-- Start DATASET RECORDS --

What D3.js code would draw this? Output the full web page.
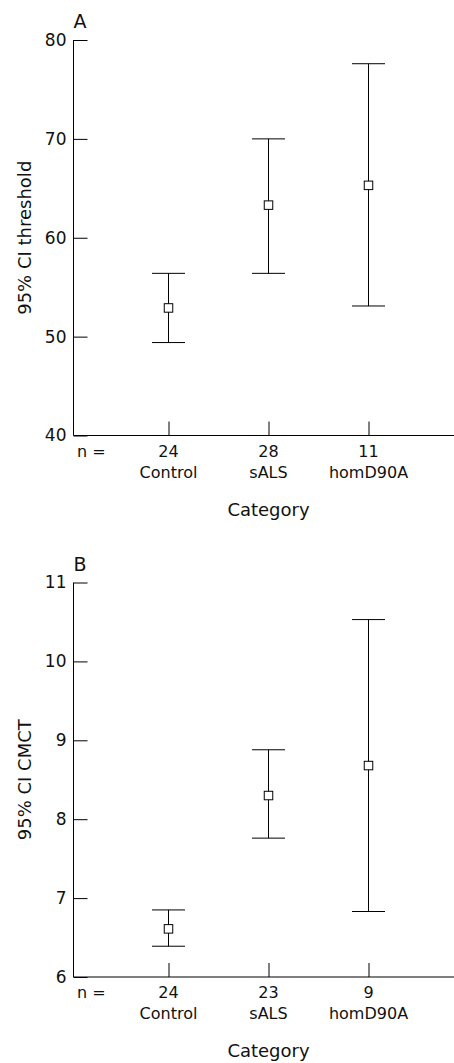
<!DOCTYPE html>
<html>
<head>
<meta charset="utf-8">
<script src="https://cdn.jsdelivr.net/npm/d3@7"></script>
<style>
  body { margin: 0; background: #fff; }
  svg text { font-family: "DejaVu Sans", sans-serif; fill: #111; }
</style>
</head>
<body>
<svg id="chart"></svg>
<script>
// data
const categories = ['Control', 'sALS', 'homD90A']

const thresholdN = [24, 28, 11]
const thresholdMean = [52.9, 63.3, 65.3]
const thresholdLower = [49.4, 56.4, 53.1]
const thresholdUpper = [56.4, 70.0, 77.6]
const thresholdTicks = [40, 50, 60, 70, 80]

const cmctN = [24, 23, 9]
const cmctMean = [6.61, 8.3, 8.68]
const cmctLower = [6.39, 7.76, 6.83]
const cmctUpper = [6.85, 8.88, 10.53]
const cmctTicks = [6, 7, 8, 9, 10, 11]

const width = 454
const height = 1063

const svg = d3.select('#chart').attr('width', width).attr('height', height)

function rows(n, mean, lower, upper) {
    return categories.map((c, i) => ({
        cat: c, n: n[i], mean: mean[i], lower: lower[i], upper: upper[i]
    }))
}

const panels = [
    {
        letter: 'A', yLabel: '95% CI threshold',
        data: rows(thresholdN, thresholdMean, thresholdLower, thresholdUpper),
        ticks: thresholdTicks, top: 40, bottom: 435.5
    },
    {
        letter: 'B', yLabel: '95% CI CMCT',
        data: rows(cmctN, cmctMean, cmctLower, cmctUpper),
        ticks: cmctTicks, top: 582.5, bottom: 977
    }
]

const axisX = 73.5
const capHalf = 16.5
const box = 8.5

panels.forEach(p => {
    const g = svg.append('g')

    const x = d3.scalePoint().domain(categories).range([168.5, 368.5])
    const y = d3.scaleLinear()
        .domain(d3.extent(p.ticks))
        .range([p.bottom, p.top])

    // y axis, ticks point inward
    const yAxis = g.append('g')
        .attr('transform', `translate(${axisX},0)`)
        .call(d3.axisLeft(y).tickValues(p.ticks).tickFormat(d3.format('d'))
            .tickSize(-14).tickPadding(7).tickSizeOuter(0))
    yAxis.select('.domain').remove()
    yAxis.selectAll('text')
        .style('font-size', '17px')
        .style('font-family', '"DejaVu Sans", sans-serif')
        .attr('fill', '#111')

    g.append('line')
        .attr('x1', axisX).attr('x2', axisX)
        .attr('y1', p.top).attr('y2', p.bottom)
        .attr('stroke', '#000')

    // x axis
    const xAxis = g.append('g')
        .attr('transform', `translate(0,${p.bottom})`)
        .call(d3.axisBottom(x).tickSize(-14).tickFormat(''))
    xAxis.select('.domain').remove()

    g.append('line')
        .attr('x1', axisX).attr('x2', width)
        .attr('y1', p.bottom).attr('y2', p.bottom)
        .attr('stroke', '#000')

    // panel letter
    g.append('text')
        .attr('x', axisX)
        .attr('y', p.top - 12)
        .style('font-size', '19px')
        .text(p.letter)

    // y label
    g.append('text')
        .attr('transform', `translate(31,${(p.top + p.bottom) / 2}) rotate(-90)`)
        .attr('text-anchor', 'middle')
        .style('font-size', '18px')
        .text(p.yLabel)

    // n row + category names
    g.append('text')
        .attr('x', 77)
        .attr('y', p.bottom + 21)
        .style('font-size', '16px')
        .text('n =')

    const labels = g.selectAll('.cat-label')
        .data(p.data)
        .join('g')
        .attr('class', 'cat-label')
        .attr('transform', d => `translate(${x(d.cat)},0)`)
    labels.append('text')
        .attr('y', p.bottom + 21)
        .attr('text-anchor', 'middle')
        .style('font-size', '16px')
        .text(d => d.n)
    labels.append('text')
        .attr('y', p.bottom + 42)
        .attr('text-anchor', 'middle')
        .style('font-size', '16px')
        .text(d => d.cat)

    g.append('text')
        .attr('x', x('sALS'))
        .attr('y', p.bottom + 80)
        .attr('text-anchor', 'middle')
        .style('font-size', '18px')
        .text('Category')

    // error bars
    const bars = g.selectAll('.bar')
        .data(p.data)
        .join('g')
        .attr('class', 'bar')
        .attr('stroke', '#000')
        .attr('fill', 'none')

    bars.append('line')
        .attr('x1', d => x(d.cat)).attr('x2', d => x(d.cat))
        .attr('y1', d => y(d.upper)).attr('y2', d => y(d.lower))
    bars.append('line')
        .attr('x1', d => x(d.cat) - capHalf).attr('x2', d => x(d.cat) + capHalf)
        .attr('y1', d => y(d.upper)).attr('y2', d => y(d.upper))
    bars.append('line')
        .attr('x1', d => x(d.cat) - capHalf).attr('x2', d => x(d.cat) + capHalf)
        .attr('y1', d => y(d.lower)).attr('y2', d => y(d.lower))
    bars.append('rect')
        .attr('x', d => x(d.cat) - box / 2)
        .attr('y', d => y(d.mean) - box / 2)
        .attr('width', box).attr('height', box)
        .attr('fill', '#fff')
})
</script>
</body>
</html>
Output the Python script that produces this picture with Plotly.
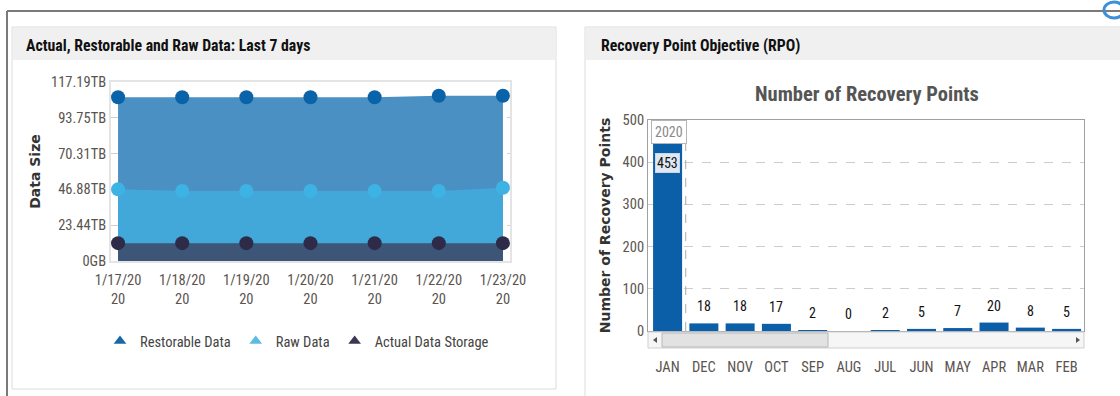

-- End DATASET RECORDS --

### WHAT IS NEEDED
Retype all the records shown above, character for character. Omit every picture.

### THE REPLY
What D3.js code would draw this? Output the full web page.
<!DOCTYPE html>
<html>
<head>
<meta charset="utf-8">
<script src="https://cdn.jsdelivr.net/npm/d3@7"></script>
<style>
  body { margin: 0; background: #fff; }
  svg text { font-family: "DejaVu Sans", sans-serif; fill: #111; }
</style>
</head>
<body>
<svg id="chart"></svg>
<script>
// data
const categories = ['Control', 'sALS', 'homD90A']

const thresholdN = [24, 28, 11]
const thresholdMean = [52.9, 63.3, 65.3]
const thresholdLower = [49.4, 56.4, 53.1]
const thresholdUpper = [56.4, 70.0, 77.6]
const thresholdTicks = [40, 50, 60, 70, 80]

const cmctN = [24, 23, 9]
const cmctMean = [6.61, 8.3, 8.68]
const cmctLower = [6.39, 7.76, 6.83]
const cmctUpper = [6.85, 8.88, 10.53]
const cmctTicks = [6, 7, 8, 9, 10, 11]

const width = 454
const height = 1063

const svg = d3.select('#chart').attr('width', width).attr('height', height)

function rows(n, mean, lower, upper) {
    return categories.map((c, i) => ({
        cat: c, n: n[i], mean: mean[i], lower: lower[i], upper: upper[i]
    }))
}

const panels = [
    {
        letter: 'A', yLabel: '95% CI threshold',
        data: rows(thresholdN, thresholdMean, thresholdLower, thresholdUpper),
        ticks: thresholdTicks, top: 40, bottom: 435.5
    },
    {
        letter: 'B', yLabel: '95% CI CMCT',
        data: rows(cmctN, cmctMean, cmctLower, cmctUpper),
        ticks: cmctTicks, top: 582.5, bottom: 977
    }
]

const axisX = 73.5
const capHalf = 16.5
const box = 8.5

panels.forEach(p => {
    const g = svg.append('g')

    const x = d3.scalePoint().domain(categories).range([168.5, 368.5])
    const y = d3.scaleLinear()
        .domain(d3.extent(p.ticks))
        .range([p.bottom, p.top])

    // y axis, ticks point inward
    const yAxis = g.append('g')
        .attr('transform', `translate(${axisX},0)`)
        .call(d3.axisLeft(y).tickValues(p.ticks).tickFormat(d3.format('d'))
            .tickSize(-14).tickPadding(7).tickSizeOuter(0))
    yAxis.select('.domain').remove()
    yAxis.selectAll('text')
        .style('font-size', '17px')
        .style('font-family', '"DejaVu Sans", sans-serif')
        .attr('fill', '#111')

    g.append('line')
        .attr('x1', axisX).attr('x2', axisX)
        .attr('y1', p.top).attr('y2', p.bottom)
        .attr('stroke', '#000')

    // x axis
    const xAxis = g.append('g')
        .attr('transform', `translate(0,${p.bottom})`)
        .call(d3.axisBottom(x).tickSize(-14).tickFormat(''))
    xAxis.select('.domain').remove()

    g.append('line')
        .attr('x1', axisX).attr('x2', width)
        .attr('y1', p.bottom).attr('y2', p.bottom)
        .attr('stroke', '#000')

    // panel letter
    g.append('text')
        .attr('x', axisX)
        .attr('y', p.top - 12)
        .style('font-size', '19px')
        .text(p.letter)

    // y label
    g.append('text')
        .attr('transform', `translate(31,${(p.top + p.bottom) / 2}) rotate(-90)`)
        .attr('text-anchor', 'middle')
        .style('font-size', '18px')
        .text(p.yLabel)

    // n row + category names
    g.append('text')
        .attr('x', 77)
        .attr('y', p.bottom + 21)
        .style('font-size', '16px')
        .text('n =')

    const labels = g.selectAll('.cat-label')
        .data(p.data)
        .join('g')
        .attr('class', 'cat-label')
        .attr('transform', d => `translate(${x(d.cat)},0)`)
    labels.append('text')
        .attr('y', p.bottom + 21)
        .attr('text-anchor', 'middle')
        .style('font-size', '16px')
        .text(d => d.n)
    labels.append('text')
        .attr('y', p.bottom + 42)
        .attr('text-anchor', 'middle')
        .style('font-size', '16px')
        .text(d => d.cat)

    g.append('text')
        .attr('x', x('sALS'))
        .attr('y', p.bottom + 80)
        .attr('text-anchor', 'middle')
        .style('font-size', '18px')
        .text('Category')

    // error bars
    const bars = g.selectAll('.bar')
        .data(p.data)
        .join('g')
        .attr('class', 'bar')
        .attr('stroke', '#000')
        .attr('fill', 'none')

    bars.append('line')
        .attr('x1', d => x(d.cat)).attr('x2', d => x(d.cat))
        .attr('y1', d => y(d.upper)).attr('y2', d => y(d.lower))
    bars.append('line')
        .attr('x1', d => x(d.cat) - capHalf).attr('x2', d => x(d.cat) + capHalf)
        .attr('y1', d => y(d.upper)).attr('y2', d => y(d.upper))
    bars.append('line')
        .attr('x1', d => x(d.cat) - capHalf).attr('x2', d => x(d.cat) + capHalf)
        .attr('y1', d => y(d.lower)).attr('y2', d => y(d.lower))
    bars.append('rect')
        .attr('x', d => x(d.cat) - box / 2)
        .attr('y', d => y(d.mean) - box / 2)
        .attr('width', box).attr('height', box)
        .attr('fill', '#fff')
})
</script>
</body>
</html>
Output the Python script that produces this picture with Plotly.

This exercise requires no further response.